Model complexity matters because it’s intricately linked with compression performance. If we want to see AI codecs in production in the short term, we must optimise compression performance per operation (model complexity). It will come as no surprise that this is our north star.

During the research phase for our codec, we jointly optimise compression performance and model complexity. We’ve developed systems that enable us to implement, train, and measure compression performance and model complexity within a few days. Given this streamlined workflow, we have diligently worked through major unsolved problems limiting AI-based compression: INT8 to float compression performance gap, temporal visual consistency, efficient edge device execution, and cross-platform consistency.

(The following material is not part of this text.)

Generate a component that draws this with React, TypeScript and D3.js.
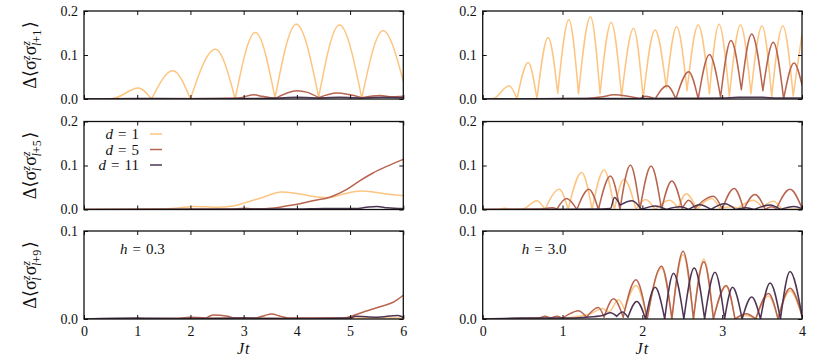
import React, { useEffect, useRef } from "react";
import * as d3 from "d3";

type Pt = [number, number];

const FONT = "'Liberation Serif', 'Times New Roman', Times, 'DejaVu Serif', 'Noto Serif', serif";

const xTicksLeft = [0, 1, 2, 3, 4, 5, 6];
const xTicksRight = [0, 1, 2, 3, 4];
const yTicksTall = [0, 0.1, 0.2];
const yTicksShort = [0, 0.1];
const distances = ["1", "5", "11"];
const bonds = ["1", "5", "9"];
const fields = ["0.3", "3.0"];
const colors = ["#fdc581", "#b86550", "#4d3452"];

// h = 0.3, <s_l s_l+1>
const h03b1d1: Pt[] = [[0, 0], [0.4, 0], [0.6, 0.003], [1.02, 0.025], [1.27, 0], [1.67, 0.064], [2.0, 0], [2.47, 0.113], [2.84, 0], [3.22, 0.151], [3.59, 0.002], [3.99, 0.17], [4.41, 0.004], [4.8, 0.168], [5.22, 0.002], [5.62, 0.155], [6.0, 0.04]];
const h03b1d5: Pt[] = [[0, 0], [2.4, 0.001], [2.9, 0.002], [3.18, 0.0098], [3.35, 0.006], [3.59, 0.001], [4.0, 0.019], [4.2, 0.015], [4.41, 0.003], [4.75, 0.0135], [5.22, 0.003], [5.56, 0.008], [5.8, 0.005], [6.0, 0.006]];
const h03b1d11: Pt[] = [[0, 0], [1, 0.001], [2, 0.0005], [3, 0.001], [3.6, 0.002], [4, 0.004], [4.4, 0.002], [4.8, 0.004], [5.2, 0.002], [5.6, 0.004], [6, 0.003]];

// h = 3.0, <s_l s_l+1>
const h30b1d1: Pt[] = [[0, 0], [0.13, 0.001], [0.33, 0.03], [0.43, 0], [0.57, 0.083], [0.68, 0], [0.82, 0.14], [0.94, 0.013], [1.08, 0.18], [1.2, 0.012], [1.35, 0.187], [1.47, 0.012], [1.61, 0.174], [1.74, 0.006], [1.89, 0.16], [2.01, 0.0015], [2.16, 0.157], [2.3, 0.025], [2.43, 0.164], [2.56, 0.019], [2.7, 0.168], [2.84, 0.012], [2.96, 0.17], [3.09, 0.006], [3.23, 0.168], [3.36, 0.012], [3.5, 0.166], [3.62, 0.006], [3.76, 0.166], [3.89, 0.007], [4.0, 0.148]];
const h30b1d5: Pt[] = [[0, 0], [1.3, 0.001], [1.5, 0.005], [1.64, 0.0095], [1.8, 0.007], [1.97, 0.001], [2.04, 0.006], [2.16, 0], [2.31, 0.03], [2.42, 0], [2.58, 0.062], [2.7, 0], [2.84, 0.101], [2.98, 0.004], [3.11, 0.133], [3.24, 0.021], [3.37, 0.148], [3.51, 0.019], [3.64, 0.129], [3.77, 0], [3.9, 0.082], [4.0, 0.032]];
const h30b1d11: Pt[] = [[0, 0], [1.5, 0.001], [2, 0.001], [2.5, 0.0015], [3, 0.002], [3.2, 0.004], [3.5, 0.004], [3.7, 0.002], [4, 0.002]];

// h = 0.3, <s_l s_l+5>
const h03b5d1: Pt[] = [[0, 0], [1.5, 0.001], [1.8, 0.004], [2.05, 0.007], [2.5, 0.005], [2.8, 0.008], [3.02, 0.015], [3.37, 0.028], [3.71, 0.04], [4.06, 0.035], [4.43, 0.028], [4.62, 0.027], [4.87, 0.035], [5.22, 0.042], [5.43, 0.04], [5.75, 0.034], [6, 0.032]];
const h03b5d5: Pt[] = [[0, 0], [2.8, 0.001], [3.0, 0.003], [3.2, 0.001], [3.45, 0.002], [3.68, 0.005], [3.8, 0.008], [4.06, 0.013], [4.3, 0.02], [4.62, 0.028], [4.93, 0.045], [5.18, 0.065], [5.43, 0.083], [5.69, 0.098], [6, 0.114]];
const h03b5d11: Pt[] = [[0, 0], [2.5, 0.0005], [3, 0.001], [4, 0.001], [4.5, 0.002], [5.1, 0.002], [5.3, 0.005], [5.5, 0.007], [5.7, 0.004], [6, 0.002]];

// h = 3.0, <s_l s_l+5>
const h30b5d1: Pt[] = [[0, 0], [0.2, 0], [0.27, 0.003], [0.35, 0], [0.5, 0.001], [0.68, 0.02], [0.78, 0], [0.96, 0.046], [1.07, 0], [1.24, 0.084], [1.37, 0], [1.52, 0.09], [1.65, 0], [1.77, 0.069], [1.92, 0], [2.04, 0.023], [2.16, 0], [2.34, 0.021], [2.45, 0.003], [2.55, 0.036], [2.68, 0], [2.87, 0.025], [2.97, 0.002], [3.1, 0.006], [3.2, 0.003], [3.39, 0.021], [3.5, 0.005], [3.64, 0.019], [3.75, 0], [4, 0.001]];
const h30b5d5: Pt[] = [[0, 0], [0.7, 0.001], [0.87, 0.004], [0.93, 0.001], [1.05, 0.025], [1.18, 0], [1.33, 0.046], [1.45, 0], [1.6, 0.076], [1.72, 0], [1.85, 0.101], [1.97, 0], [2.11, 0.099], [2.24, 0], [2.37, 0.065], [2.5, 0.002], [2.58, 0.021], [2.66, 0.003], [2.89, 0.03], [3.0, 0.001], [3.15, 0.048], [3.27, 0], [3.41, 0.034], [3.54, 0], [3.62, 0.006], [3.68, 0.002], [3.85, 0.046], [4, 0.003]];
const h30b5d11: Pt[] = [[0, 0], [1.5, 0.001], [1.6, 0.002], [1.65, 0.027], [1.72, 0.01], [1.87, 0.02], [1.99, 0], [2.16, 0.008], [2.3, 0], [2.47, 0.006], [2.58, 0], [2.72, 0.011], [2.86, 0], [3.03, 0.013], [3.17, 0], [3.3, 0.004], [3.4, 0], [3.6, 0.01], [3.73, 0], [3.9, 0.007], [4, 0.002]];

// h = 0.3, <s_l s_l+9>
const h03b9d1: Pt[] = [[0, 0], [2, 0.0005], [3, 0.001], [4, 0.0005], [5, 0.001], [6, 0.001]];
const h03b9d5: Pt[] = [[0, 0], [1.7, 0.0005], [2.0, 0.002], [2.3, 0.001], [2.43, 0.0045], [2.7, 0.003], [2.85, 0.001], [3.2, 0.001], [3.4, 0.004], [3.52, 0.0057], [3.7, 0.003], [3.85, 0.001], [4.6, 0.001], [4.87, 0.001], [5.06, 0.004], [5.31, 0.009], [5.56, 0.014], [5.81, 0.019], [6, 0.027]];
const h03b9d11: Pt[] = [[0, 0], [1, 0.001], [2, 0.0005], [3, 0.001], [4, 0.0005], [5.0, 0.001], [5.1, 0.003], [5.5, 0.002], [5.9, 0.004], [6, 0.002]];

// h = 3.0, <s_l s_l+9>
const h30b9d1: Pt[] = [[0, 0], [1.0, 0.001], [1.2, 0.003], [1.35, 0.006], [1.5, 0.012], [1.58, 0.008], [1.7, 0.022], [1.78, 0.01], [1.92, 0.038], [2.06, 0], [2.24, 0.058], [2.37, 0], [2.51, 0.073], [2.64, 0], [2.77, 0.068], [2.89, 0], [3.05, 0.037], [3.16, 0], [3.3, 0.004], [3.42, 0], [3.58, 0.026], [3.7, 0], [3.85, 0.032], [4, 0.003]];
const h30b9d5: Pt[] = [[0, 0], [0.7, 0.001], [0.78, 0.003], [0.85, 0.001], [0.93, 0.003], [1.0, 0.001], [1.07, 0.005], [1.2, 0.0095], [1.3, 0.002], [1.45, 0.013], [1.52, 0.002], [1.64, 0.023], [1.76, 0.002], [1.92, 0.0445], [2.06, 0], [2.24, 0.06], [2.37, 0], [2.51, 0.077], [2.64, 0], [2.77, 0.065], [2.89, 0], [3.05, 0.038], [3.16, 0], [3.3, 0.006], [3.42, 0], [3.58, 0.029], [3.7, 0], [3.85, 0.035], [4, 0.004]];
const h30b9d11: Pt[] = [[0, 0], [0.5, 0.001], [1.0, 0.001], [1.3, 0.002], [1.5, 0.004], [1.6, 0.007], [1.68, 0.003], [1.75, 0.008], [1.82, 0.002], [1.93, 0.02], [2.04, 0], [2.16, 0.036], [2.28, 0], [2.39, 0.052], [2.52, 0], [2.65, 0.058], [2.78, 0], [2.91, 0.053], [3.03, 0], [3.13, 0.036], [3.25, 0], [3.37, 0.025], [3.48, 0], [3.6, 0.041], [3.73, 0], [3.85, 0.054], [4, 0.003]];

const panelW = 319.3;
const panelH = 88;
const colX = [84, 482.7];
const rowY = [11, 121.5, 231];

// the curves have sharp cusps at their minima: cut the series there
function cuspPieces(pts: Pt[]): Pt[][] {
  const pieces: Pt[][] = [];
  let cur: Pt[] = [pts[0]];
  for (let i = 1; i < pts.length; i++) {
    cur.push(pts[i]);
    if (i < pts.length - 1) {
      const lo = Math.min(pts[i - 1][1], pts[i + 1][1]);
      if (pts[i][1] < lo && pts[i][1] <= 0.5 * lo) {
        pieces.push(cur);
        cur = [pts[i]];
      }
    }
  }
  pieces.push(cur);
  return pieces;
}

function Panel({ id, x, y, xMax, xTicks, yMax, yTicks, series, showX }) {
  const bottomRef = useRef(null);
  const topRef = useRef(null);
  const leftRef = useRef(null);
  const rightRef = useRef(null);

  const xScale = d3.scaleLinear().domain([0, xMax]).range([0, panelW]);
  const yScale = d3.scaleLinear().domain([0, yMax]).range([panelH, 0]);

  useEffect(() => {
    const tidy = g => {
      g.attr("font-family", null).attr("font-size", null).attr("color", "#111");
      g.style("font-family", FONT).style("font-size", "14px");
      g.select(".domain").remove();
    };
    d3.select(bottomRef.current)
      .call(
        d3.axisBottom(xScale)
          .tickValues(xTicks)
          .tickSize(-4)
          .tickPadding(7)
          .tickFormat(showX ? d3.format("d") : () => "")
      )
      .call(tidy);
    d3.select(topRef.current)
      .call(d3.axisTop(xScale).tickValues(xTicks).tickSize(-4).tickFormat(() => ""))
      .call(tidy);
    d3.select(leftRef.current)
      .call(d3.axisLeft(yScale).tickValues(yTicks).tickSize(-4).tickPadding(6).tickFormat(d3.format(".1f")))
      .call(tidy);
    d3.select(rightRef.current)
      .call(d3.axisRight(yScale).tickValues(yTicks).tickSize(-4).tickFormat(() => ""))
      .call(tidy);
  }, [xScale, yScale, xTicks, yTicks, showX]);

  const line = d3
    .line<Pt>()
    .x(d => xScale(d[0]))
    .y(d => yScale(d[1]))
    .curve(d3.curveMonotoneX);

  return (
    <g transform={`translate(${x}, ${y})`}>
      <clipPath id={id}>
        <rect x={0} y={-1} width={panelW} height={panelH + 1} />
      </clipPath>
      <g clipPath={`url(#${id})`}>
        {series.map((s, i) => (
          <path
            key={i}
            d={cuspPieces(s).map(p => line(p)).join("")}
            fill="none"
            stroke={colors[i]}
            strokeWidth={1.5}
            strokeLinecap="round"
            strokeLinejoin="round"
          />
        ))}
      </g>
      <g ref={bottomRef} transform={`translate(0, ${panelH})`} />
      <g ref={topRef} />
      <g ref={leftRef} />
      <g ref={rightRef} transform={`translate(${panelW}, 0)`} />
      <rect width={panelW} height={panelH} fill="none" stroke="#111" strokeWidth={1.3} />
    </g>
  );
}

function YLabel({ cy, bond }) {
  return (
    <text
      transform={`translate(36, ${cy}) rotate(-90)`}
      textAnchor="middle"
      style={{ fontFamily: FONT, fontSize: "18px" }}
      fill="#111"
    >
      Δ⟨σ
      <tspan dy={-6.5} fontSize={12} fontStyle="italic">z</tspan>
      <tspan dx={-5} dy={11} fontSize={12} fontStyle="italic">l</tspan>
      <tspan dx={2} dy={-4.5}>σ</tspan>
      <tspan dy={-6.5} fontSize={12} fontStyle="italic">z</tspan>
      <tspan dx={-5} dy={11} fontSize={12} fontStyle="italic">l</tspan>
      <tspan fontSize={12}>+{bond}</tspan>
      <tspan dx={1.5} dy={-4.5}>⟩</tspan>
    </text>
  );
}

// math-style text: italic symbol, wide gaps around "="
function MathEq({ x, y, sym, value, anchor }) {
  return (
    <text x={x} y={y} textAnchor={anchor} style={{ fontFamily: FONT, fontSize: "15px" }} fill="#111">
      <tspan fontStyle="italic">{sym}</tspan>
      <tspan dx={5}>=</tspan>
      <tspan dx={5}>{value}</tspan>
    </text>
  );
}

export default function App() {
  const rows = [
    { yMax: 0.2, yTicks: yTicksTall, series: [[h03b1d1, h03b1d5, h03b1d11], [h30b1d1, h30b1d5, h30b1d11]] },
    { yMax: 0.2, yTicks: yTicksTall, series: [[h03b5d1, h03b5d5, h03b5d11], [h30b5d1, h30b5d5, h30b5d11]] },
    { yMax: 0.1, yTicks: yTicksShort, series: [[h03b9d1, h03b9d5, h03b9d11], [h30b9d1, h30b9d5, h30b9d11]] }
  ];

  return (
    <svg width={830} height={363} style={{ position: "absolute", left: 0, top: 0, background: "#fff" }}>
      {rows.map((r, ri) =>
        [0, 1].map(ci => (
          <Panel
            key={`${ri}-${ci}`}
            id={`clip-${ri}-${ci}`}
            x={colX[ci]}
            y={rowY[ri]}
            xMax={ci === 0 ? 6 : 4}
            xTicks={ci === 0 ? xTicksLeft : xTicksRight}
            yMax={r.yMax}
            yTicks={r.yTicks}
            series={r.series[ci]}
            showX={ri === 2}
          />
        ))
      )}

      {bonds.map((b, i) => (
        <YLabel key={b} bond={b} cy={rowY[i] + panelH / 2} />
      ))}

      {colX.map((cx, i) => (
        <text
          key={i}
          x={cx + panelW / 2}
          y={354}
          textAnchor="middle"
          style={{ fontFamily: FONT, fontSize: "16px" }}
          fontStyle="italic"
          letterSpacing={1}
          fill="#111"
        >
          Jt
        </text>
      ))}

      {/* legend */}
      {distances.map((d, i) => (
        <g key={d}>
          <MathEq x={139} y={139 + i * 15.5} sym="d" value={d} anchor="end" />
          <line x1={150} x2={162} y1={134 + i * 15.5} y2={134 + i * 15.5} stroke={colors[i]} strokeWidth={1.5} />
        </g>
      ))}

      {fields.map((f, i) => (
        <MathEq key={f} x={colX[i] + (i === 0 ? 36 : 39)} y={254} sym="h" value={f} anchor="start" />
      ))}
    </svg>
  );
}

As a fun sidenote, AI-based codecs, if not trained correctly, can produce fascinating videos. Here’s an example:

The engineering

Productisation requires an immense amount of raw engineering. Historically, AI-based compression-esque companies have been heavily focused on research, demonstrated by the unimodal composition of their teams. A well-balanced team should be able to bridge innovations over the non-trivial gap between research and production, enabling the widespread adoption of exciting technologies. It will come as no surprise that Deep Render places an equal importance on engineering and research. We have teams that focus on ML engineering, Device integration and Infrastructure.

ML engineering

Developing several independent and complex innovations during the research phase is only part of the puzzle. The final model must provide the joint benefits of these innovations. It falls on our ML Engineering team to organise innovations, perform integration and training to deliver production-ready checkpoints. They run between 200-500 integration experiments to achieve the final stable models for each iteration of our codec. Training schedules, datasets and learning rate length are all hyperparameters that are ablated in parallel, as they can significantly impact compression performance.

Once the final weights are ready, our evaluation team uses their extensive in-house benchmarking library to thoroughly benchmark our models against all traditional codecs, resulting in an array of objective and subjective metrics. As part of these evaluations, we partner with Subjectify to crowd-source subjective evaluations worldwide, resulting in over 10,000 votes per evaluation.

Device integration

AI is a cloud-centric industry. The majority of the widely used AI applications run inference on the cloud. The simple reason for this is that executing well-performing methods efficiently on edge devices is challenging. To alleviate this, chip manufacturers are continually improving the hardware and software stack for edge AI. We’re seeing incredible inter-generation improvement in hardware capabilities. However, the APIs, the gateway to the hardware, are often rigid, poorly documented and bug-prone. This is to be expected, given where we are in the maturity cycle for AI.

AI-based compression is a field that does not have the luxury of being cloud-centric, as decodes have to be run on edge devices. As an antidote to the nascency of edge AI APIs, Deep Render has partnered with all major hardware providers to collaborate on their development. This has created a feedback loop between our implementation process and the vendor’s development process, greatly speeding up our development.

Deep Render follows the standard device porting logic. We produce JIT-traced models using TorchScript, which are consumed by vendor API converters to create modules capable of executing on edge devices. Deep Render often uses custom operators that are currently unsupported by vendor APIs. For these, we write highly optimised implementations in OpenCL or Metal. Once we have all modules on the device, we optimise memory movement, execution graph, operator selection, and parallelism using custom software developed at Deep Render. Finally, the optimised codec undergoes extensive testing using a framework set up by our infrastructure team, reporting back power consumption, frame rate and compression performance across various devices and sequences. Once the tests have passed, the codec is tagged for release.

Infrastructure

To support our engineering effort, we have an infrastructure team dedicated to maintaining code, testing, and hardware needs. Their primary aim is to create a pipeline that allows us to go from research code to results efficiently. They turn code into coding gains. Alongside optimising the software and testing infrastructure, they maintain our on-premise training systems, with over 150 compute nodes custom-built to solve compression.

Looking forward

Our fundamental belief is that AI is the tool that will allow humanity to reach the compression limit. Deep Render is spearheading this goal and is perfectly placed to make the most progress towards it. Our models have surpassed 45 years of incumbent research in two years, and we have internal research showing that we’ve barely scratched the surface. Who’s to say what the next two will bring?